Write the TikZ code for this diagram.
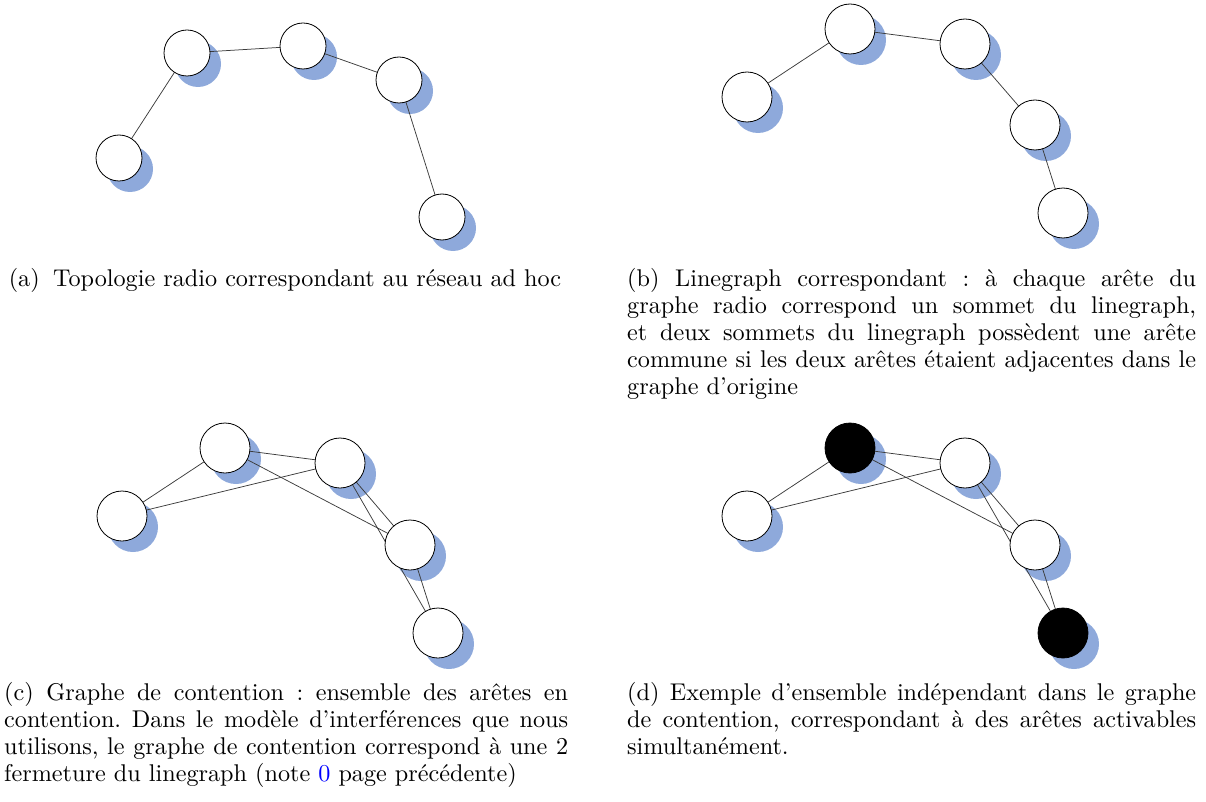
\documentclass[tikz,border=0pt]{standalone}
\usepackage{fontspec}
\setmainfont{lmroman10-regular.otf}
\usetikzlibrary{calc}
\definecolor{shadowblue}{RGB}{142,169,219}
\definecolor{edgegray}{RGB}{60,60,60}
\pgfdeclarelayer{shadow}
\pgfdeclarelayer{edges}
\pgfsetlayers{shadow,edges,main}
\newcommand\capfont{\fontsize{24.2}{27}\selectfont\frenchspacing}
% name, x, y, radius, fill
\newcommand\vx[5]{%
  \node[vtx, minimum size=#4*2pt, fill=#5] (#1) at (#2,#3) {};
  \begin{pgfonlayer}{shadow}
    \fill[shadowblue] ([xshift=11pt,yshift=-11pt]#1.center) circle[radius=#4pt];
  \end{pgfonlayer}}
\newcommand\ed[2]{%
  \begin{pgfonlayer}{edges}\draw[edge] (#1.center) -- (#2.center);\end{pgfonlayer}}
\tikzset{
  vtx/.style={circle, draw=black, line width=0.8pt, inner sep=0pt},
  edge/.style={draw=edgegray, line width=0.75pt},
  captext/.style={inner sep=0pt, anchor=base west, align=left},
}
\begin{document}
\begin{tikzpicture}[x=1pt,y=-1pt]
\useasboundingbox (0,0) rectangle (1206,802);
% (a)
\vx{a1}{187}{53}{23}{white}
\vx{a2}{303}{46}{23}{white}
\vx{a3}{399}{80}{23}{white}
\vx{a4}{119}{158}{23}{white}
\vx{a5}{442}{217}{23}{white}
\ed{a4}{a1}\ed{a1}{a2}\ed{a2}{a3}\ed{a3}{a5}
% (b)
\vx{b1}{747}{97}{25}{white}
\vx{b2}{850}{29}{25}{white}
\vx{b3}{965}{44}{25}{white}
\vx{b4}{1035}{125}{25}{white}
\vx{b5}{1063}{213}{25}{white}
\ed{b1}{b2}\ed{b2}{b3}\ed{b3}{b4}\ed{b4}{b5}
% (c)
\vx{c1}{122}{516}{25}{white}
\vx{c2}{225}{448}{25}{white}
\vx{c3}{340}{463}{25}{white}
\vx{c4}{410}{545}{25}{white}
\vx{c5}{438}{633}{25}{white}
\ed{c1}{c2}\ed{c1}{c3}\ed{c2}{c3}\ed{c2}{c4}\ed{c3}{c4}\ed{c3}{c5}\ed{c4}{c5}
% (d)
\vx{d1}{747}{516}{25}{white}
\vx{d2}{850}{448}{25}{black}
\vx{d3}{965}{463}{25}{white}
\vx{d4}{1035}{545}{25}{white}
\vx{d5}{1063}{633}{25}{black}
\ed{d1}{d2}\ed{d1}{d3}\ed{d2}{d3}\ed{d2}{d4}\ed{d3}{d4}\ed{d3}{d5}\ed{d4}{d5}
% captions
\node[inner sep=0pt, anchor=base] (capa) at (285,286)
  {\capfont (a)\hspace{0.55em}Topologie radio correspondant au réseau ad hoc};
\node[captext] (capb) at (627,286) {\parbox[t]{569pt}{\capfont\hyphenpenalty=10000
  (b) Linegraph correspondant : à chaque arête du\linebreak
  graphe radio correspond un sommet du linegraph,\linebreak
  et deux sommets du linegraph possèdent une arête\linebreak
  commune si les deux arêtes étaient adjacentes dans le\linebreak
  graphe d'origine}};
\node[captext] (capc) at (4,700) {\parbox[t]{564pt}{\capfont\hyphenpenalty=10000
  (c) Graphe de contention : ensemble des arêtes en\linebreak
  contention. Dans le modèle d'interférences que nous\linebreak
  utilisons, le graphe de contention correspond à une 2\linebreak
  fermeture du linegraph (note \textcolor{blue}{0} page précédente)}};
\node[captext] (capd) at (627,700) {\parbox[t]{569pt}{\capfont\hyphenpenalty=10000
  (d) Exemple d'ensemble indépendant dans le graphe\linebreak
  de contention, correspondant à des arêtes activables\linebreak
  simultanément.}};
\end{tikzpicture}
\end{document}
================================
● **What the task requires**:
All of the data above should be quoted exactly, except for the pictures.

● **The answer**:
Write the TikZ code for this diagram.
\documentclass[tikz,border=0pt]{standalone}
\usepackage{fontspec}
\setmainfont{lmroman10-regular.otf}
\usetikzlibrary{calc}
\definecolor{shadowblue}{RGB}{142,169,219}
\definecolor{edgegray}{RGB}{60,60,60}
\pgfdeclarelayer{shadow}
\pgfdeclarelayer{edges}
\pgfsetlayers{shadow,edges,main}
\newcommand\capfont{\fontsize{24.2}{27}\selectfont\frenchspacing}
% name, x, y, radius, fill
\newcommand\vx[5]{%
  \node[vtx, minimum size=#4*2pt, fill=#5] (#1) at (#2,#3) {};
  \begin{pgfonlayer}{shadow}
    \fill[shadowblue] ([xshift=11pt,yshift=-11pt]#1.center) circle[radius=#4pt];
  \end{pgfonlayer}}
\newcommand\ed[2]{%
  \begin{pgfonlayer}{edges}\draw[edge] (#1.center) -- (#2.center);\end{pgfonlayer}}
\tikzset{
  vtx/.style={circle, draw=black, line width=0.8pt, inner sep=0pt},
  edge/.style={draw=edgegray, line width=0.75pt},
  captext/.style={inner sep=0pt, anchor=base west, align=left},
}
\begin{document}
\begin{tikzpicture}[x=1pt,y=-1pt]
\useasboundingbox (0,0) rectangle (1206,802);
% (a)
\vx{a1}{187}{53}{23}{white}
\vx{a2}{303}{46}{23}{white}
\vx{a3}{399}{80}{23}{white}
\vx{a4}{119}{158}{23}{white}
\vx{a5}{442}{217}{23}{white}
\ed{a4}{a1}\ed{a1}{a2}\ed{a2}{a3}\ed{a3}{a5}
% (b)
\vx{b1}{747}{97}{25}{white}
\vx{b2}{850}{29}{25}{white}
\vx{b3}{965}{44}{25}{white}
\vx{b4}{1035}{125}{25}{white}
\vx{b5}{1063}{213}{25}{white}
\ed{b1}{b2}\ed{b2}{b3}\ed{b3}{b4}\ed{b4}{b5}
% (c)
\vx{c1}{122}{516}{25}{white}
\vx{c2}{225}{448}{25}{white}
\vx{c3}{340}{463}{25}{white}
\vx{c4}{410}{545}{25}{white}
\vx{c5}{438}{633}{25}{white}
\ed{c1}{c2}\ed{c1}{c3}\ed{c2}{c3}\ed{c2}{c4}\ed{c3}{c4}\ed{c3}{c5}\ed{c4}{c5}
% (d)
\vx{d1}{747}{516}{25}{white}
\vx{d2}{850}{448}{25}{black}
\vx{d3}{965}{463}{25}{white}
\vx{d4}{1035}{545}{25}{white}
\vx{d5}{1063}{633}{25}{black}
\ed{d1}{d2}\ed{d1}{d3}\ed{d2}{d3}\ed{d2}{d4}\ed{d3}{d4}\ed{d3}{d5}\ed{d4}{d5}
% captions
\node[inner sep=0pt, anchor=base] (capa) at (285,286)
  {\capfont (a)\hspace{0.55em}Topologie radio correspondant au réseau ad hoc};
\node[captext] (capb) at (627,286) {\parbox[t]{569pt}{\capfont\hyphenpenalty=10000
  (b) Linegraph correspondant : à chaque arête du\linebreak
  graphe radio correspond un sommet du linegraph,\linebreak
  et deux sommets du linegraph possèdent une arête\linebreak
  commune si les deux arêtes étaient adjacentes dans le\linebreak
  graphe d'origine}};
\node[captext] (capc) at (4,700) {\parbox[t]{564pt}{\capfont\hyphenpenalty=10000
  (c) Graphe de contention : ensemble des arêtes en\linebreak
  contention. Dans le modèle d'interférences que nous\linebreak
  utilisons, le graphe de contention correspond à une 2\linebreak
  fermeture du linegraph (note \textcolor{blue}{0} page précédente)}};
\node[captext] (capd) at (627,700) {\parbox[t]{569pt}{\capfont\hyphenpenalty=10000
  (d) Exemple d'ensemble indépendant dans le graphe\linebreak
  de contention, correspondant à des arêtes activables\linebreak
  simultanément.}};
\end{tikzpicture}
\end{document}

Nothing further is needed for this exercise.